> EXERCISE: Copy the lines below as they are; omit the images they contain.

> PROVIDED MATERIAL:
####

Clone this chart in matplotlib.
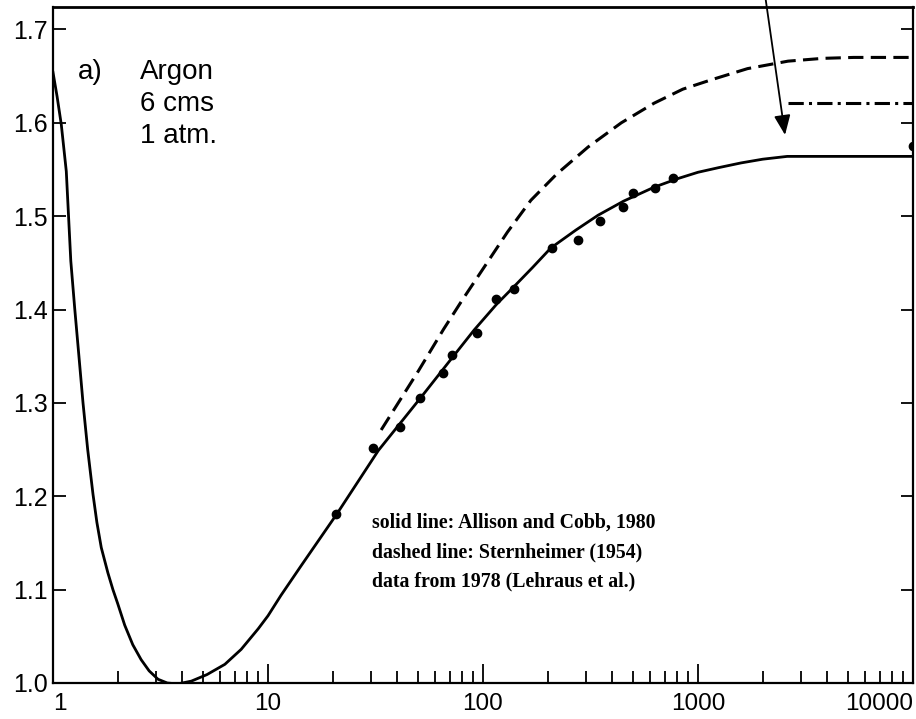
import matplotlib
matplotlib.use("Agg")
import matplotlib.pyplot as plt
from matplotlib.ticker import FixedLocator, NullFormatter

# ---- data ----
solid_x = [1.0, 1.045, 1.093, 1.153, 1.21, 1.262, 1.32, 1.379, 1.45, 1.535, 1.6, 1.677,
           1.8, 1.90, 2.0, 2.155, 2.35, 2.57, 2.8, 3.08, 3.4, 3.8, 4.4, 5.2, 6.3, 7.5,
           9.0, 10.0, 11.5, 14.3, 20.9, 32.6, 51.5, 70, 90.9, 115, 140, 170, 207, 270,
           343, 450, 625, 800, 1000, 1250, 1585, 2000, 2600, 10000]
solid_y = [1.654, 1.628, 1.598, 1.548, 1.452, 1.401, 1.350, 1.300, 1.250, 1.202, 1.172,
           1.145, 1.118, 1.100, 1.085, 1.062, 1.041, 1.025, 1.013, 1.004, 1.000, 0.999,
           1.002, 1.009, 1.020, 1.036, 1.058, 1.072, 1.094, 1.126, 1.181, 1.249, 1.306,
           1.345, 1.378, 1.405, 1.425, 1.445, 1.466, 1.485, 1.501, 1.516, 1.531, 1.540,
           1.547, 1.552, 1.557, 1.561, 1.564, 1.564]

dashed_x = [33.6, 50, 65.6, 80, 101, 130, 167, 220, 308, 440, 625, 850, 1152, 1700,
            2622, 3800, 5300, 10000]
dashed_y = [1.271, 1.334, 1.379, 1.410, 1.445, 1.483, 1.517, 1.545, 1.574, 1.600, 1.621,
            1.636, 1.646, 1.658, 1.666, 1.669, 1.670, 1.670]

dashdot_x = [2622, 10000]
dashdot_y = [1.621, 1.621]

data_x = [20.7, 30.8, 41.1, 50.9, 65.2, 71.7, 93.8, 115, 139, 209, 277, 350, 448, 499,
          631, 765, 10000]
data_y = [1.181, 1.252, 1.274, 1.305, 1.332, 1.351, 1.375, 1.411, 1.422, 1.466, 1.474,
          1.495, 1.510, 1.525, 1.530, 1.541, 1.575]

arrow_start = (2050, 1.737)
arrow_end = (2540, 1.587)

x_major = [1, 10, 100, 1000, 10000]
x_labels = ["1", "10", "100", "1000", "10000"]
x_minor = [m * d for d in [1, 10, 100, 1000] for m in range(2, 10)]
y_ticks = [1.0, 1.1, 1.2, 1.3, 1.4, 1.5, 1.6, 1.7]
y_labels = ["1.0", "1.1", "1.2", "1.3", "1.4", "1.5", "1.6", "1.7"]

label_lines = ["Argon", "6 cms", "1 atm."]
legend_lines = ["solid line: Allison and Cobb, 1980",
                "dashed line: Sternheimer (1954)",
                "data from 1978 (Lehraus et al.)"]

# ---- figure ----
W, H = 916, 719
fig = plt.figure(figsize=(W / 100, H / 100), dpi=100)
ax = fig.add_axes([53 / W, 1 - 683 / H, (913 - 53) / W, (683 - 7) / H])
ax.set_xscale("log")
ax.set_xlim(1, 10000)
ax.set_ylim(1.0, 1.724)

sans = ["Liberation Sans", "DejaVu Sans"]
serif = ["Liberation Serif", "DejaVu Serif"]

ax.plot(solid_x, solid_y, color="black", lw=2.0, solid_joinstyle="round")
ax.plot(dashed_x, dashed_y, color="black", lw=2.2, dashes=(5, 2.4))
ax.plot(dashdot_x, dashdot_y, color="black", lw=2.2, dashes=(5, 1.7, 1, 1.7))
ax.plot(data_x, data_y, "o", color="black", ms=6)

ax.annotate("", xy=arrow_end, xytext=arrow_start, annotation_clip=False,
            arrowprops=dict(arrowstyle="-|>,head_length=1.2,head_width=0.5",
                            color="black", lw=1.3, shrinkA=0, shrinkB=0))

for s in ax.spines.values():
    s.set_linewidth(1.6)
ax.spines["top"].set_linewidth(2.0)

ax.xaxis.set_major_locator(FixedLocator(x_major))
ax.xaxis.set_minor_locator(FixedLocator(x_minor))
ax.xaxis.set_minor_formatter(NullFormatter())
ax.set_xticks(x_major)
ax.set_xticklabels(x_labels, fontfamily=sans, fontsize=17.5)
ax.set_yticks(y_ticks)
ax.set_yticklabels(y_labels, fontfamily=sans, fontsize=18)

ax.tick_params(axis="x", which="major", direction="in", length=14, width=1.3, pad=7)
ax.tick_params(axis="x", which="minor", direction="in", length=8.5, width=1.3)
ax.tick_params(axis="y", which="major", direction="in", length=9, width=1.3, pad=4,
               right=True)
ax.tick_params(axis="y", which="minor", left=False, right=False)

# last x tick label ends at the axis edge, first sits just right of the spine
for lab in ax.get_xticklabels():
    if lab.get_text() == "10000":
        lab.set_horizontalalignment("right")
    if lab.get_text() == "1":
        lab.set_horizontalalignment("left")

# annotation text
fig.text(78 / W, 1 - 72 / H, "a)", fontfamily=sans, fontsize=20, va="center", ha="left")
for i, t in enumerate(label_lines):
    fig.text(140 / W, 1 - (72 + 32 * i) / H, t, fontfamily=sans, fontsize=20,
             va="center", ha="left")

for i, t in enumerate(legend_lines):
    fig.text(372 / W, 1 - (523 + 29 * i) / H, t, fontfamily=serif, fontweight="bold",
             fontsize=14.3, va="center", ha="left")

fig.savefig("out.png", dpi=100)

####

> TASK SOLUTION:
Clone this chart in matplotlib.
import matplotlib
matplotlib.use("Agg")
import matplotlib.pyplot as plt
from matplotlib.ticker import FixedLocator, NullFormatter

# ---- data ----
solid_x = [1.0, 1.045, 1.093, 1.153, 1.21, 1.262, 1.32, 1.379, 1.45, 1.535, 1.6, 1.677,
           1.8, 1.90, 2.0, 2.155, 2.35, 2.57, 2.8, 3.08, 3.4, 3.8, 4.4, 5.2, 6.3, 7.5,
           9.0, 10.0, 11.5, 14.3, 20.9, 32.6, 51.5, 70, 90.9, 115, 140, 170, 207, 270,
           343, 450, 625, 800, 1000, 1250, 1585, 2000, 2600, 10000]
solid_y = [1.654, 1.628, 1.598, 1.548, 1.452, 1.401, 1.350, 1.300, 1.250, 1.202, 1.172,
           1.145, 1.118, 1.100, 1.085, 1.062, 1.041, 1.025, 1.013, 1.004, 1.000, 0.999,
           1.002, 1.009, 1.020, 1.036, 1.058, 1.072, 1.094, 1.126, 1.181, 1.249, 1.306,
           1.345, 1.378, 1.405, 1.425, 1.445, 1.466, 1.485, 1.501, 1.516, 1.531, 1.540,
           1.547, 1.552, 1.557, 1.561, 1.564, 1.564]

dashed_x = [33.6, 50, 65.6, 80, 101, 130, 167, 220, 308, 440, 625, 850, 1152, 1700,
            2622, 3800, 5300, 10000]
dashed_y = [1.271, 1.334, 1.379, 1.410, 1.445, 1.483, 1.517, 1.545, 1.574, 1.600, 1.621,
            1.636, 1.646, 1.658, 1.666, 1.669, 1.670, 1.670]

dashdot_x = [2622, 10000]
dashdot_y = [1.621, 1.621]

data_x = [20.7, 30.8, 41.1, 50.9, 65.2, 71.7, 93.8, 115, 139, 209, 277, 350, 448, 499,
          631, 765, 10000]
data_y = [1.181, 1.252, 1.274, 1.305, 1.332, 1.351, 1.375, 1.411, 1.422, 1.466, 1.474,
          1.495, 1.510, 1.525, 1.530, 1.541, 1.575]

arrow_start = (2050, 1.737)
arrow_end = (2540, 1.587)

x_major = [1, 10, 100, 1000, 10000]
x_labels = ["1", "10", "100", "1000", "10000"]
x_minor = [m * d for d in [1, 10, 100, 1000] for m in range(2, 10)]
y_ticks = [1.0, 1.1, 1.2, 1.3, 1.4, 1.5, 1.6, 1.7]
y_labels = ["1.0", "1.1", "1.2", "1.3", "1.4", "1.5", "1.6", "1.7"]

label_lines = ["Argon", "6 cms", "1 atm."]
legend_lines = ["solid line: Allison and Cobb, 1980",
                "dashed line: Sternheimer (1954)",
                "data from 1978 (Lehraus et al.)"]

# ---- figure ----
W, H = 916, 719
fig = plt.figure(figsize=(W / 100, H / 100), dpi=100)
ax = fig.add_axes([53 / W, 1 - 683 / H, (913 - 53) / W, (683 - 7) / H])
ax.set_xscale("log")
ax.set_xlim(1, 10000)
ax.set_ylim(1.0, 1.724)

sans = ["Liberation Sans", "DejaVu Sans"]
serif = ["Liberation Serif", "DejaVu Serif"]

ax.plot(solid_x, solid_y, color="black", lw=2.0, solid_joinstyle="round")
ax.plot(dashed_x, dashed_y, color="black", lw=2.2, dashes=(5, 2.4))
ax.plot(dashdot_x, dashdot_y, color="black", lw=2.2, dashes=(5, 1.7, 1, 1.7))
ax.plot(data_x, data_y, "o", color="black", ms=6)

ax.annotate("", xy=arrow_end, xytext=arrow_start, annotation_clip=False,
            arrowprops=dict(arrowstyle="-|>,head_length=1.2,head_width=0.5",
                            color="black", lw=1.3, shrinkA=0, shrinkB=0))

for s in ax.spines.values():
    s.set_linewidth(1.6)
ax.spines["top"].set_linewidth(2.0)

ax.xaxis.set_major_locator(FixedLocator(x_major))
ax.xaxis.set_minor_locator(FixedLocator(x_minor))
ax.xaxis.set_minor_formatter(NullFormatter())
ax.set_xticks(x_major)
ax.set_xticklabels(x_labels, fontfamily=sans, fontsize=17.5)
ax.set_yticks(y_ticks)
ax.set_yticklabels(y_labels, fontfamily=sans, fontsize=18)

ax.tick_params(axis="x", which="major", direction="in", length=14, width=1.3, pad=7)
ax.tick_params(axis="x", which="minor", direction="in", length=8.5, width=1.3)
ax.tick_params(axis="y", which="major", direction="in", length=9, width=1.3, pad=4,
               right=True)
ax.tick_params(axis="y", which="minor", left=False, right=False)

# last x tick label ends at the axis edge, first sits just right of the spine
for lab in ax.get_xticklabels():
    if lab.get_text() == "10000":
        lab.set_horizontalalignment("right")
    if lab.get_text() == "1":
        lab.set_horizontalalignment("left")

# annotation text
fig.text(78 / W, 1 - 72 / H, "a)", fontfamily=sans, fontsize=20, va="center", ha="left")
for i, t in enumerate(label_lines):
    fig.text(140 / W, 1 - (72 + 32 * i) / H, t, fontfamily=sans, fontsize=20,
             va="center", ha="left")

for i, t in enumerate(legend_lines):
    fig.text(372 / W, 1 - (523 + 29 * i) / H, t, fontfamily=serif, fontweight="bold",
             fontsize=14.3, va="center", ha="left")

fig.savefig("out.png", dpi=100)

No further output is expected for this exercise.